TASK TO COMPLETE: Leave out the pictures, and retype only the lines from the beginning of the material through the line that contains "from matplotlib.patches import Rectangle", including both.

SOURCE EXCERPT:
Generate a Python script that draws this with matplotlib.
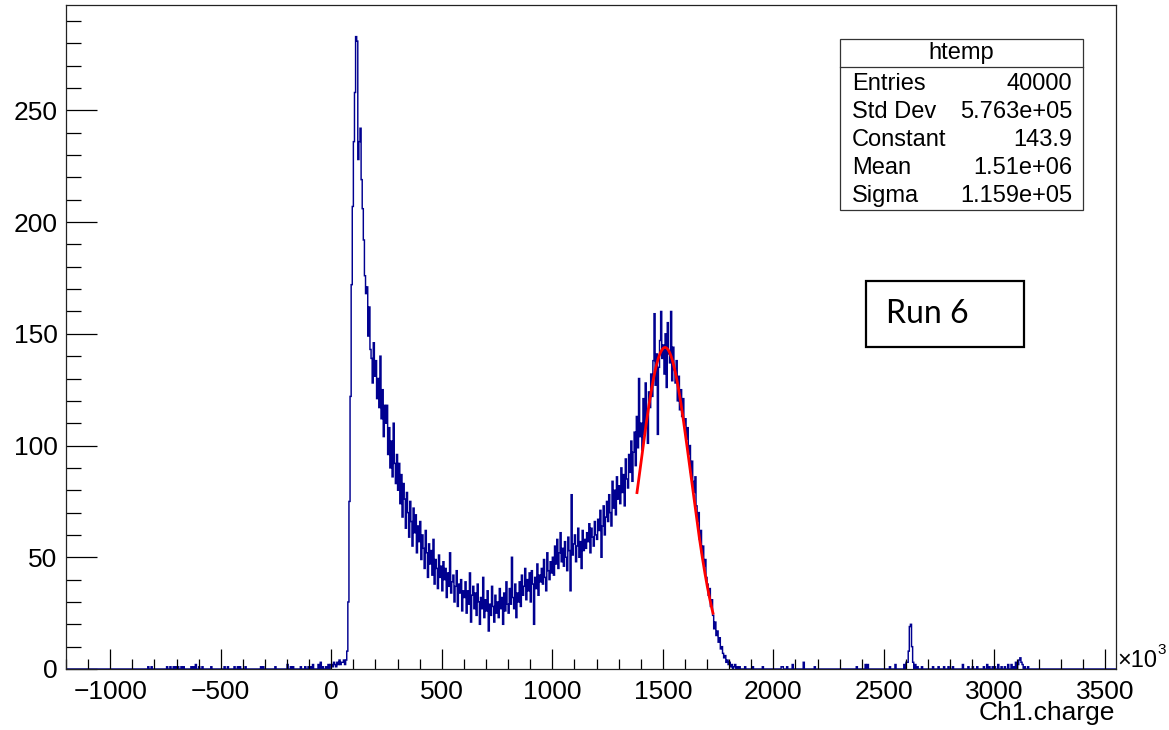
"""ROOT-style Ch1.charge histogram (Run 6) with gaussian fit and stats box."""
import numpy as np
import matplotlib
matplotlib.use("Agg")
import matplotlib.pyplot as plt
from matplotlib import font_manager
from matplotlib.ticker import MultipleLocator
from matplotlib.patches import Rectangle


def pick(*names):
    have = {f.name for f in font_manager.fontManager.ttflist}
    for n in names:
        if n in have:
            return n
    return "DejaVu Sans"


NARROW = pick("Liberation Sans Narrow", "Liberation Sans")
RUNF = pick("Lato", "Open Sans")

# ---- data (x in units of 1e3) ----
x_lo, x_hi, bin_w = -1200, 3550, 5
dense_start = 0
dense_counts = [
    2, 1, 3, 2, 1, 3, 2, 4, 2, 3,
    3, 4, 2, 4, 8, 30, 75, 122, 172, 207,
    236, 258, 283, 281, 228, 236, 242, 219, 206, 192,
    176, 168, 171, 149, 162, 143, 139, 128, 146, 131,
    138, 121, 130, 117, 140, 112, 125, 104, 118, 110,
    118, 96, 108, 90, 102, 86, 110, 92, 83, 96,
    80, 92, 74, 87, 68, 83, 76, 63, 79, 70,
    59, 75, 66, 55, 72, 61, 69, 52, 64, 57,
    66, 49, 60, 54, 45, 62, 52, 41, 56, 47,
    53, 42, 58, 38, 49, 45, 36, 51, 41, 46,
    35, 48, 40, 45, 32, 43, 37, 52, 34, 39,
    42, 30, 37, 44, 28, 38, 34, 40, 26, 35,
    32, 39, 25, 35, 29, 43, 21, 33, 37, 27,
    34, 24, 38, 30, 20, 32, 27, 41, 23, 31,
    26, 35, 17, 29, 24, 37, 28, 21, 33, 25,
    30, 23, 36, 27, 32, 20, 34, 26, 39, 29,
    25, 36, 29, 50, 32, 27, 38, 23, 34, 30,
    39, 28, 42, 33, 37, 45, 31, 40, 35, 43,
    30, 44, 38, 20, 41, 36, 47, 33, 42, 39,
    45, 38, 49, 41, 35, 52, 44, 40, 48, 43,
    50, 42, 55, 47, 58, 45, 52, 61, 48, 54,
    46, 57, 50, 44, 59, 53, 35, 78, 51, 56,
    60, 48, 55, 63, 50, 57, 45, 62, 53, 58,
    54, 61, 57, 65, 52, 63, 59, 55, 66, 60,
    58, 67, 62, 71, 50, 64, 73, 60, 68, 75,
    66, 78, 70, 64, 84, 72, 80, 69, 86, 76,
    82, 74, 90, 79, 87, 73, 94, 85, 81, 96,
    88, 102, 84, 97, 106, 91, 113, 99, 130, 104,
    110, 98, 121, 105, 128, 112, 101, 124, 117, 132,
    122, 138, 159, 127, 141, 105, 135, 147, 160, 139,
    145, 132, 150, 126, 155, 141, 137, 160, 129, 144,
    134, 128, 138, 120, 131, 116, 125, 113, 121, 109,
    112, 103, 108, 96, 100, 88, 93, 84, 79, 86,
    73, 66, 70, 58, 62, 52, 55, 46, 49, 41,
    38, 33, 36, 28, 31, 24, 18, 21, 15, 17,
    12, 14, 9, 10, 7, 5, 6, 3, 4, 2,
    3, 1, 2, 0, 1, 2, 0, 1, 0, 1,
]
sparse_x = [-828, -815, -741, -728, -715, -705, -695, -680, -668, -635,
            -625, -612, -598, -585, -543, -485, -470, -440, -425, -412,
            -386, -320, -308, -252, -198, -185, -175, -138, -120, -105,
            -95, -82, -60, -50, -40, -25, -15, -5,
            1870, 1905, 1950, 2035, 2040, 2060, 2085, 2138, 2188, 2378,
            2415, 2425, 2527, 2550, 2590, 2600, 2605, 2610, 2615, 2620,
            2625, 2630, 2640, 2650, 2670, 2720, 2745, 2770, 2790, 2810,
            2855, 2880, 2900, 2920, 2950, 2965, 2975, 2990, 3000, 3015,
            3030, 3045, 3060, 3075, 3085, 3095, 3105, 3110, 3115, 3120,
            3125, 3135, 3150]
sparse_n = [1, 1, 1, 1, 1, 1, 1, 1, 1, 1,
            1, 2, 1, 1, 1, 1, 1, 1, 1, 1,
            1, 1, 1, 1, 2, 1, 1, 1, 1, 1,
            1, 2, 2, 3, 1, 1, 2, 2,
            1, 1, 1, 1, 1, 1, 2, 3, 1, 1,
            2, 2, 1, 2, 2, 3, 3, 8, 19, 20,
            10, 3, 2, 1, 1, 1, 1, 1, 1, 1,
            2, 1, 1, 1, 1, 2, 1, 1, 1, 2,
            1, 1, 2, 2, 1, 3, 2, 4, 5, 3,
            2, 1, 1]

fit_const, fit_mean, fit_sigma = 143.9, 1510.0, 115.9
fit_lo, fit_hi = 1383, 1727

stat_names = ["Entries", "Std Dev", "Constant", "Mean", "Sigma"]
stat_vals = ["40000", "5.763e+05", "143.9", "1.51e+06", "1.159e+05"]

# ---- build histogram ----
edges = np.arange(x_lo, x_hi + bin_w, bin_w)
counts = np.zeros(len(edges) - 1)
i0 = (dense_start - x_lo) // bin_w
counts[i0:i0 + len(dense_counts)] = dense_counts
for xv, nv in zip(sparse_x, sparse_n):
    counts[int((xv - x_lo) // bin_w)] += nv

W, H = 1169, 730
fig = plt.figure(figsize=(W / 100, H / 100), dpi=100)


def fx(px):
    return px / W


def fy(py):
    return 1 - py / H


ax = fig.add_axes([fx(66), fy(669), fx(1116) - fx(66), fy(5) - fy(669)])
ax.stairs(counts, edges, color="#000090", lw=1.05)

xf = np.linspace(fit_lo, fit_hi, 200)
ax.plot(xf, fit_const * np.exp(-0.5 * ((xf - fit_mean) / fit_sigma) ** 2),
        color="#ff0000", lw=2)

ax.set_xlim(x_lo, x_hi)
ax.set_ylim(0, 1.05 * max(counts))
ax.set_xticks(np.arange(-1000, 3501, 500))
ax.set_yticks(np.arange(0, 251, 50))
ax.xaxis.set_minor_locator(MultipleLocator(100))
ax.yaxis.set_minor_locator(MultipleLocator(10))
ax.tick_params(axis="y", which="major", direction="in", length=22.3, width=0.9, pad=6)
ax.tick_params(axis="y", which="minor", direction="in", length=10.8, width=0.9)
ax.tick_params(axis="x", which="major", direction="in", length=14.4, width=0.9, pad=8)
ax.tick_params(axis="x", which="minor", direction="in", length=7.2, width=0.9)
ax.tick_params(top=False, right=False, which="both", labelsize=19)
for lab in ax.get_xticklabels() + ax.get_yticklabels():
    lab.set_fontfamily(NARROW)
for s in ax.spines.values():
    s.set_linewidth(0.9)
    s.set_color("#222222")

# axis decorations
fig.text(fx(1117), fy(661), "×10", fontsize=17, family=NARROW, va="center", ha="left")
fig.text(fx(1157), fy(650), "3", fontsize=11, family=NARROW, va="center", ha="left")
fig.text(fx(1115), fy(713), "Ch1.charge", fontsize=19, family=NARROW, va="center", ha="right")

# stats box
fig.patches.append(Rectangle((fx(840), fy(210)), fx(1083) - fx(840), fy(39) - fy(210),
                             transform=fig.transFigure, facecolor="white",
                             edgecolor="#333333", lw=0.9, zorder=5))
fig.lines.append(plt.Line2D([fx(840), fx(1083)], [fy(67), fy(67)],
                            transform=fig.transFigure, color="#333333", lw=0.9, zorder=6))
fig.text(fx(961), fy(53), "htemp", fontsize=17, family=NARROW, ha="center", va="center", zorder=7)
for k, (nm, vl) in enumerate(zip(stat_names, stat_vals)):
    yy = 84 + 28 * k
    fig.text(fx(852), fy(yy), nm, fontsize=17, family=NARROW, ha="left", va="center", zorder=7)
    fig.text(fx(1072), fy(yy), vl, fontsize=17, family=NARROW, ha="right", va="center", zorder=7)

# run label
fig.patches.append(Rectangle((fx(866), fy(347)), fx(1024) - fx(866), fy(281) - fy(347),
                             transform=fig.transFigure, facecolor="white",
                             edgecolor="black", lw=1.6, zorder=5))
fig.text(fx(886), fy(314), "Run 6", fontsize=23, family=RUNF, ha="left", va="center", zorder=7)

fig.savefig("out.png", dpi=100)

SOLUTION FOR THIS PROBLEM:
Generate a Python script that draws this with matplotlib.
"""ROOT-style Ch1.charge histogram (Run 6) with gaussian fit and stats box."""
import numpy as np
import matplotlib
matplotlib.use("Agg")
import matplotlib.pyplot as plt
from matplotlib import font_manager
from matplotlib.ticker import MultipleLocator
from matplotlib.patches import Rectangle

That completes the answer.